With all that said, it's possible that Hydev or someone else will see an approach to the problem we want to solve with renaming that nobody else has yet.

Zweibach commented 4 years ago

It's worth pointing out that dev has stated that he'll create a feature for janitors to create proper tag replace "siblings" server-side in his upcoming network job.

BlubParadox commented 2 years ago

Since my suggestion was considered a duplicate of this issue, i'm going to throw my own hat into the ring on this suggestion.

(I am talking as if this is a client side only deal, and at no point will any suggestions made be allowed within PTRs or any other form of multiple user database)

I agree with the suggestion of having a tag management page, along with the other suggestions made along with it. However the way the suggestion was worded was certain ideas such as renaming tags or deleting tags would be something that you do once and it only applies to the files that have it at the moment of renaming or deletion.

I feel this is ill advised, and you should also have the ability for it to act on certain actions as new files come in from subscriptions.

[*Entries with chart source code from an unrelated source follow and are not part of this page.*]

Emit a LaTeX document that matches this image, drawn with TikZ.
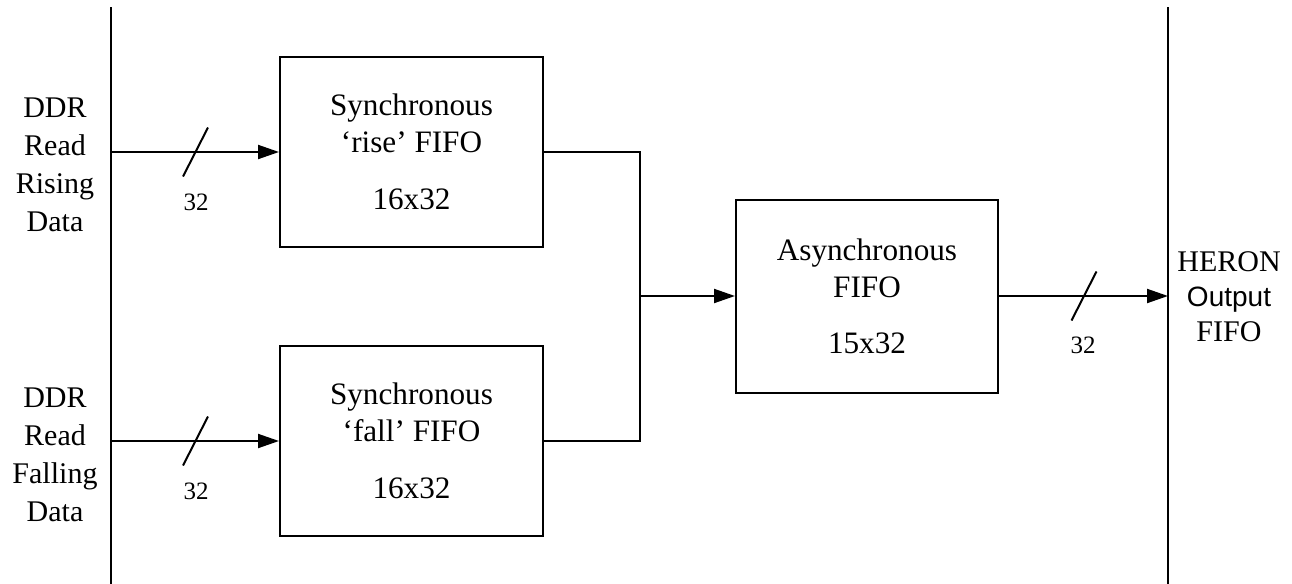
\documentclass[tikz,border=0pt]{standalone}
\usepackage{fontspec}
\setmainfont{Liberation Serif}
\newfontfamily\sansf{Liberation Sans}
\usetikzlibrary{arrows.meta}
\begin{document}
\begin{tikzpicture}[x=0.5pt,y=-0.5pt,
  line width=1pt,
  fifo/.style={draw, line width=1pt, minimum width=131.5pt, minimum height=95pt, inner sep=0pt, align=center, font=\fontsize{15.6}{18.5}\selectfont},
  lbl/.style={align=center, font=\fontsize{15}{19}\selectfont, inner sep=0pt},
  buslbl/.style={font=\fontsize{12.5}{15}\selectfont, inner sep=0pt},
  sig/.style={-{Triangle[length=10.5pt,width=7pt]}},
  wire/.style={line width=1pt}]
\useasboundingbox (0,0) rectangle (1292,584);
% bus lines
\coordinate (lt) at (111,7);
\coordinate (lb) at (111,584);
\coordinate (rt) at (1168,7);
\coordinate (rb) at (1168,584);
\draw[wire] (lt) -- (lb);
\draw[wire] (rt) -- (rb);
% boxes
\node[fifo] (rise) at (411.5,152) {Synchronous\\‘rise’ FIFO\\[10pt]16x32};
\node[fifo] (fall) at (411.5,441) {Synchronous\\‘fall’ FIFO\\[10pt]16x32};
\node[fifo, minimum width=131pt, minimum height=96.5pt] (async) at (867,296) {Asynchronous\\FIFO\\[9.5pt]15x32};
% side labels
\node[lbl] (rin) at (55,164.5) {DDR\\Read\\Rising\\Data};
\node[lbl] (fin) at (55,455) {DDR\\Read\\Falling\\Data};
\node[lbl, font=\fontsize{15}{17.5}\selectfont] (heron) at (1229,297) {HERON\\{\sansf\fontsize{14}{17.5}\selectfont Output}\\FIFO};
% connectors
\coordinate (rin1) at (111,152);
\coordinate (fin1) at (111,441);
\coordinate (j) at (640,296);
\coordinate (out) at (1168,296);
\draw[sig] (rin1) -- (rise.west);
\draw[sig] (fin1) -- (fall.west);
\draw[wire] (rise.east) -| (j);
\draw[wire] (fall.east) -| (j);
\draw[sig] (j) -- (async.west);
\draw[sig] (async.east) -- (out);
% bus width marks
\coordinate (s1) at (195.5,152);
\coordinate (s2) at (195.5,441);
\coordinate (s3) at (1084,296);
\draw[wire] (s1) ++(-12.5,24.5) -- ++(25,-49);
\draw[wire] (s2) ++(-12.5,24.5) -- ++(25,-49);
\draw[wire] (s3) ++(-12.5,24.5) -- ++(25,-49);
\node[buslbl] (w1) at (196,202) {32};
\node[buslbl] (w2) at (196,491) {32};
\node[buslbl] (w3) at (1083,345) {32};
\end{tikzpicture}
\end{document}
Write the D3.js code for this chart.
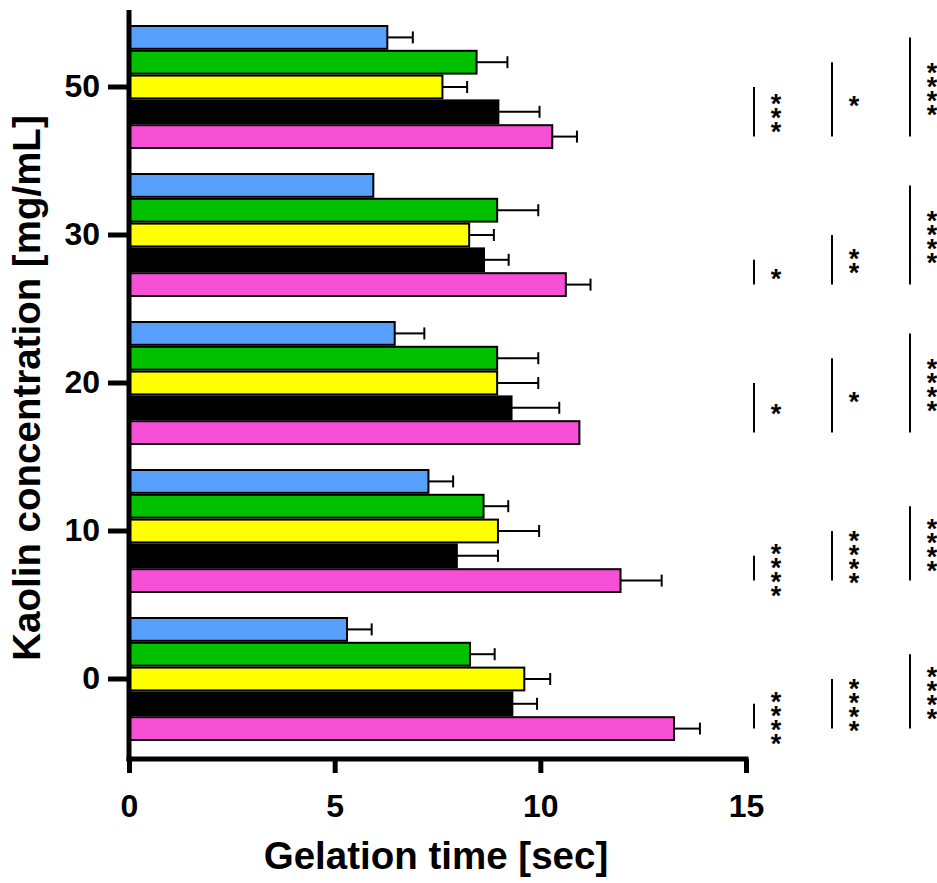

If I delete the tag redundant tag and then a new file comes in with redundant tag, it should remove it, or if i make it so all tags named jerma become jerma985 that should apply to all new files that enter with jerma.

I would like it to act like tag siblings, where you set it up and as new files in, it applies. However, my original suggestion was to have the ability to outright replace tags, with a system of adding the new tag, and then deleting the old one whenever a file with that tag entered.

It seems possible, and if a tag management panel or page becomes a thing, I think it should be a part of it.